> **WORK INSTRUCTIONS**: Print only the lines from the top of the data through the line with "[34.18, 24.49, 25.75];", both included, skipping every picture.

### SOURCE EXCERPT ###

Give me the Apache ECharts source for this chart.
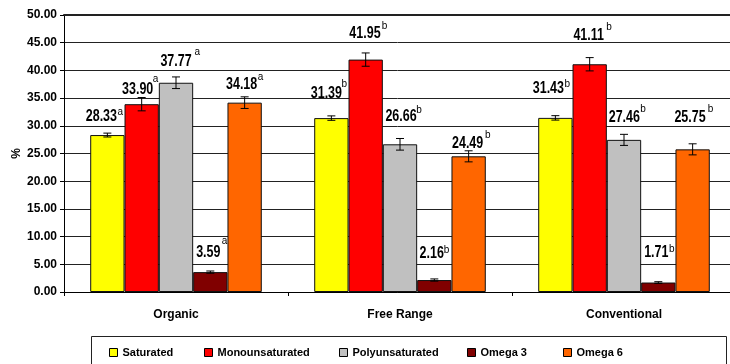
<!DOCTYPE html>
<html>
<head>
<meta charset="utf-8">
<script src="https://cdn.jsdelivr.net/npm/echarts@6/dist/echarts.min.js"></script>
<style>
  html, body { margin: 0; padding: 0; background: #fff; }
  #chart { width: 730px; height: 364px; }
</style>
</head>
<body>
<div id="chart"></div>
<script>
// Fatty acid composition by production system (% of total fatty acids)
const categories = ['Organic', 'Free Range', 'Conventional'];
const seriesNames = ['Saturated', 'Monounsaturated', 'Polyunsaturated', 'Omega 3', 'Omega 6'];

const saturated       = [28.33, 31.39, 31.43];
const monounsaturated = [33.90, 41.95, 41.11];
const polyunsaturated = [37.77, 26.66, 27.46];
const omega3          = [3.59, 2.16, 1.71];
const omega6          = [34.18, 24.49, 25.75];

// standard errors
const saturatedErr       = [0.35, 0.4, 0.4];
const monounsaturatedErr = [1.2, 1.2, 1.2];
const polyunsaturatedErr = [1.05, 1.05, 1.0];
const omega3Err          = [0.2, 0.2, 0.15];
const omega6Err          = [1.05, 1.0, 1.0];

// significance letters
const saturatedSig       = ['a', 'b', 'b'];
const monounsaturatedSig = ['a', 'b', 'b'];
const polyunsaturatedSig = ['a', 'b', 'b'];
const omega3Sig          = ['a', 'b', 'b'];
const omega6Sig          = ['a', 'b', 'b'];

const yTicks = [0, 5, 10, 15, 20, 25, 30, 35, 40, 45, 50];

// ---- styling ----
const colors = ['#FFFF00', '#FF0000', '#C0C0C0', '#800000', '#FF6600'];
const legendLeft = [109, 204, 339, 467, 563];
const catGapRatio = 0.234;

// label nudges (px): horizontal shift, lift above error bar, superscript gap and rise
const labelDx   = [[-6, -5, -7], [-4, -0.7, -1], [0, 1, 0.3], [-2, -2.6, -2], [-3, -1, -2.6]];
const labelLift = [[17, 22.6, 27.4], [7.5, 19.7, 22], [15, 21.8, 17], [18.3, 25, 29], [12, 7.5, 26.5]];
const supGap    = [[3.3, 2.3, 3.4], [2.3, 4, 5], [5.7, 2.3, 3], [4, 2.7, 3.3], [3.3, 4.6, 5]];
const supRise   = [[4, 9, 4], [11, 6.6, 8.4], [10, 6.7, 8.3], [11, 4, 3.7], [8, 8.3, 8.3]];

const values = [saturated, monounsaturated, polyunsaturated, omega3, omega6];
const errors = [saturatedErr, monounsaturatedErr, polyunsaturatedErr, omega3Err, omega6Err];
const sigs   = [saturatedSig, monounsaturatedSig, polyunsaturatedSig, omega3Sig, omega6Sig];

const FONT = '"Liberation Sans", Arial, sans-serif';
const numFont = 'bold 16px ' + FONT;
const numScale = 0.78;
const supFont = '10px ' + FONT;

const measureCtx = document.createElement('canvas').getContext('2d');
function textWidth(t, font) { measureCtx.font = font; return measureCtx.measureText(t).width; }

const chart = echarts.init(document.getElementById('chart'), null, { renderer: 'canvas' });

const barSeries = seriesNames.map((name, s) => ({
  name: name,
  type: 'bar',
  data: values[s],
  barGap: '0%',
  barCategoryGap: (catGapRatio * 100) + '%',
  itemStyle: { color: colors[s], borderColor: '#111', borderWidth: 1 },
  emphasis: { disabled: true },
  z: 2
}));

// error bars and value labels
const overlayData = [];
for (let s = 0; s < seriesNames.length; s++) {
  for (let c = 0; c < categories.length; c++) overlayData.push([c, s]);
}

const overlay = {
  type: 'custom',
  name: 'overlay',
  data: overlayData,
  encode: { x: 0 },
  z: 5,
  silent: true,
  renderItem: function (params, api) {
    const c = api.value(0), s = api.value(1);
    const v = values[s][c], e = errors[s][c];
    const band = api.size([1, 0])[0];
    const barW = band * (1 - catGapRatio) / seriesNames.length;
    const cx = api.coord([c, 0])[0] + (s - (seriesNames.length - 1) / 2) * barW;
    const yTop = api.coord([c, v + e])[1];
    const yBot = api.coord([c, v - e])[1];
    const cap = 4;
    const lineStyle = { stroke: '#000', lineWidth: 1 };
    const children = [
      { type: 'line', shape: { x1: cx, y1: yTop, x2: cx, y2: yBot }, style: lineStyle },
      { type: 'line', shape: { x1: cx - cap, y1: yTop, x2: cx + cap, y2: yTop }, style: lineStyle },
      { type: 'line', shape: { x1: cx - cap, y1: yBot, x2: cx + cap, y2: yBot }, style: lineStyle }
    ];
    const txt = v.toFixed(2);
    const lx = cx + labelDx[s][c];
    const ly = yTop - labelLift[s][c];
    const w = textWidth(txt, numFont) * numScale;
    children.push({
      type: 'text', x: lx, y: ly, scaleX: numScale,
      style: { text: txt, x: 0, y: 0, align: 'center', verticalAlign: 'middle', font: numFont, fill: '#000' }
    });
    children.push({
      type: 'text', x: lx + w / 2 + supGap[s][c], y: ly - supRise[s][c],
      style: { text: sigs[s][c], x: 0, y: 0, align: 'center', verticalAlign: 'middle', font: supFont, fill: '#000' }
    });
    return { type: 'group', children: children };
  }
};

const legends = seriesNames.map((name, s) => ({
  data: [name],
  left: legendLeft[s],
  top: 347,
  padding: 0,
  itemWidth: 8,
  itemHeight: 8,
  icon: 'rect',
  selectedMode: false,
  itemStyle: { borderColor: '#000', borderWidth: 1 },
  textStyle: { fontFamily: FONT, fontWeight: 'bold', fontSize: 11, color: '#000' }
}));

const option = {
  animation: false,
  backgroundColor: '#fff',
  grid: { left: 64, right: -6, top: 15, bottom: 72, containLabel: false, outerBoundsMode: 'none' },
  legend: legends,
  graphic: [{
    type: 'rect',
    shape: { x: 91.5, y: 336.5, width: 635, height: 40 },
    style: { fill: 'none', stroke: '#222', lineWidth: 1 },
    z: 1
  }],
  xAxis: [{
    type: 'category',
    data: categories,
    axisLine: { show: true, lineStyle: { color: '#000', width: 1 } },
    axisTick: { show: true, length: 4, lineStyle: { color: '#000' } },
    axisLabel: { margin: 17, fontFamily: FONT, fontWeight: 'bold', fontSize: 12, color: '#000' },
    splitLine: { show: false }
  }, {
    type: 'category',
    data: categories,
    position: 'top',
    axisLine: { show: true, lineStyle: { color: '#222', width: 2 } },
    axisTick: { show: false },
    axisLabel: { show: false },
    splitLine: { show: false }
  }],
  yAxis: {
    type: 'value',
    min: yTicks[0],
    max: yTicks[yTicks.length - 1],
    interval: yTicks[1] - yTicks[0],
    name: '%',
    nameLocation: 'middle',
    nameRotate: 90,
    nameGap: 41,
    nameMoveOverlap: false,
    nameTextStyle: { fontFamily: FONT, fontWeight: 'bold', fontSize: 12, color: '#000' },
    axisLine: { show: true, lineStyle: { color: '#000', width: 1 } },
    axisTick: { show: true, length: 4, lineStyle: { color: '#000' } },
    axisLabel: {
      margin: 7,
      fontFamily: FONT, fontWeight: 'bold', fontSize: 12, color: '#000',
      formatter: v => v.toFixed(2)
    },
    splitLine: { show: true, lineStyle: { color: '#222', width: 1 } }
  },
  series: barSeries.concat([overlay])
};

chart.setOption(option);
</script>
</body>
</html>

###

> **RESPONSE TO THIS EXERCISE**:
Give me the Apache ECharts source for this chart.
<!DOCTYPE html>
<html>
<head>
<meta charset="utf-8">
<script src="https://cdn.jsdelivr.net/npm/echarts@6/dist/echarts.min.js"></script>
<style>
  html, body { margin: 0; padding: 0; background: #fff; }
  #chart { width: 730px; height: 364px; }
</style>
</head>
<body>
<div id="chart"></div>
<script>
// Fatty acid composition by production system (% of total fatty acids)
const categories = ['Organic', 'Free Range', 'Conventional'];
const seriesNames = ['Saturated', 'Monounsaturated', 'Polyunsaturated', 'Omega 3', 'Omega 6'];

const saturated       = [28.33, 31.39, 31.43];
const monounsaturated = [33.90, 41.95, 41.11];
const polyunsaturated = [37.77, 26.66, 27.46];
const omega3          = [3.59, 2.16, 1.71];
const omega6          = [34.18, 24.49, 25.75];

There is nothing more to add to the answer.